§ **TO DO**:
Transcribe the material word for word, but without the images.

§ **DATA SHOWN**:
[Start]

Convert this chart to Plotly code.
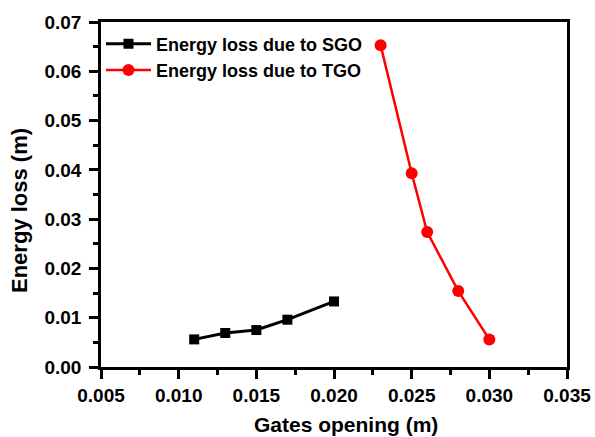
import plotly.graph_objects as go

gate_sgo = [0.011, 0.013, 0.015, 0.017, 0.020]
loss_sgo = [0.0056, 0.0069, 0.0075, 0.0096, 0.0133]
gate_tgo = [0.023, 0.025, 0.026, 0.028, 0.030]
loss_tgo = [0.0653, 0.0393, 0.0274, 0.0154, 0.0056]

x_title = "Gates opening (m)"
y_title = "Energy loss (m)"

font_family = "Liberation Sans, Arial, sans-serif"

fig = go.Figure()
fig.add_trace(go.Scatter(x=gate_sgo, y=loss_sgo, mode="lines+markers",
                         name="Energy loss due to SGO",
                         line=dict(color="black", width=3),
                         marker=dict(symbol="square", size=10, color="black")))
fig.add_trace(go.Scatter(x=gate_tgo, y=loss_tgo, mode="lines+markers",
                         name="Energy loss due to TGO",
                         line=dict(color="#ff0000", width=2.5),
                         marker=dict(symbol="circle", size=12, color="#ff0000")))

axis_common = dict(showline=True, linecolor="black", linewidth=2.5, mirror=True,
                   ticks="outside", ticklen=9, tickwidth=2.5, tickcolor="black",
                   showgrid=False, zeroline=False, automargin=False,
                   tickfont=dict(family=font_family, size=19, color="black", weight="bold"))

fig.update_xaxes(range=[0.005, 0.035], dtick=0.005, tickformat=".3f",
                 minor=dict(ticks="outside", ticklen=5, tickwidth=2.5, tickcolor="black", dtick=0.0025),
                 ticklabelstandoff=0,
                 **axis_common)
fig.update_yaxes(range=[0.0, 0.07], dtick=0.01, tickformat=".2f",
                 minor=dict(ticks="outside", ticklen=5, tickwidth=2.5, tickcolor="black", dtick=0.005),
                 ticklabelstandoff=4,
                 **axis_common)

title_font = dict(family=font_family, size=21, color="black", weight="bold")
fig.add_annotation(text=x_title, xref="paper", yref="paper", x=0.525, y=-0.168,
                   xanchor="center", yanchor="middle", showarrow=False, font=title_font)
fig.add_annotation(text=y_title, xref="paper", yref="paper", x=-0.176, y=0.455,
                   xanchor="center", yanchor="middle", textangle=-90, showarrow=False,
                   font=dict(family=font_family, size=22, color="black", weight="bold"))

fig.update_layout(width=595, height=437,
                  margin=dict(l=101, r=28, t=22, b=70),
                  plot_bgcolor="white", paper_bgcolor="white",
                  legend=dict(x=0.0, y=0.99, xanchor="left", yanchor="top",
                              bgcolor="rgba(0,0,0,0)", tracegroupgap=0, itemwidth=45,
                              font=dict(family=font_family, size=18, color="black", weight="bold")),
                  showlegend=True)

fig.write_html("out.html")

[End]

§ **TASK RESPONSE**:
Convert this chart to Plotly code.
import plotly.graph_objects as go

gate_sgo = [0.011, 0.013, 0.015, 0.017, 0.020]
loss_sgo = [0.0056, 0.0069, 0.0075, 0.0096, 0.0133]
gate_tgo = [0.023, 0.025, 0.026, 0.028, 0.030]
loss_tgo = [0.0653, 0.0393, 0.0274, 0.0154, 0.0056]

x_title = "Gates opening (m)"
y_title = "Energy loss (m)"

font_family = "Liberation Sans, Arial, sans-serif"

fig = go.Figure()
fig.add_trace(go.Scatter(x=gate_sgo, y=loss_sgo, mode="lines+markers",
                         name="Energy loss due to SGO",
                         line=dict(color="black", width=3),
                         marker=dict(symbol="square", size=10, color="black")))
fig.add_trace(go.Scatter(x=gate_tgo, y=loss_tgo, mode="lines+markers",
                         name="Energy loss due to TGO",
                         line=dict(color="#ff0000", width=2.5),
                         marker=dict(symbol="circle", size=12, color="#ff0000")))

axis_common = dict(showline=True, linecolor="black", linewidth=2.5, mirror=True,
                   ticks="outside", ticklen=9, tickwidth=2.5, tickcolor="black",
                   showgrid=False, zeroline=False, automargin=False,
                   tickfont=dict(family=font_family, size=19, color="black", weight="bold"))

fig.update_xaxes(range=[0.005, 0.035], dtick=0.005, tickformat=".3f",
                 minor=dict(ticks="outside", ticklen=5, tickwidth=2.5, tickcolor="black", dtick=0.0025),
                 ticklabelstandoff=0,
                 **axis_common)
fig.update_yaxes(range=[0.0, 0.07], dtick=0.01, tickformat=".2f",
                 minor=dict(ticks="outside", ticklen=5, tickwidth=2.5, tickcolor="black", dtick=0.005),
                 ticklabelstandoff=4,
                 **axis_common)

title_font = dict(family=font_family, size=21, color="black", weight="bold")
fig.add_annotation(text=x_title, xref="paper", yref="paper", x=0.525, y=-0.168,
                   xanchor="center", yanchor="middle", showarrow=False, font=title_font)
fig.add_annotation(text=y_title, xref="paper", yref="paper", x=-0.176, y=0.455,
                   xanchor="center", yanchor="middle", textangle=-90, showarrow=False,
                   font=dict(family=font_family, size=22, color="black", weight="bold"))

fig.update_layout(width=595, height=437,
                  margin=dict(l=101, r=28, t=22, b=70),
                  plot_bgcolor="white", paper_bgcolor="white",
                  legend=dict(x=0.0, y=0.99, xanchor="left", yanchor="top",
                              bgcolor="rgba(0,0,0,0)", tracegroupgap=0, itemwidth=45,
                              font=dict(family=font_family, size=18, color="black", weight="bold")),
                  showlegend=True)

fig.write_html("out.html")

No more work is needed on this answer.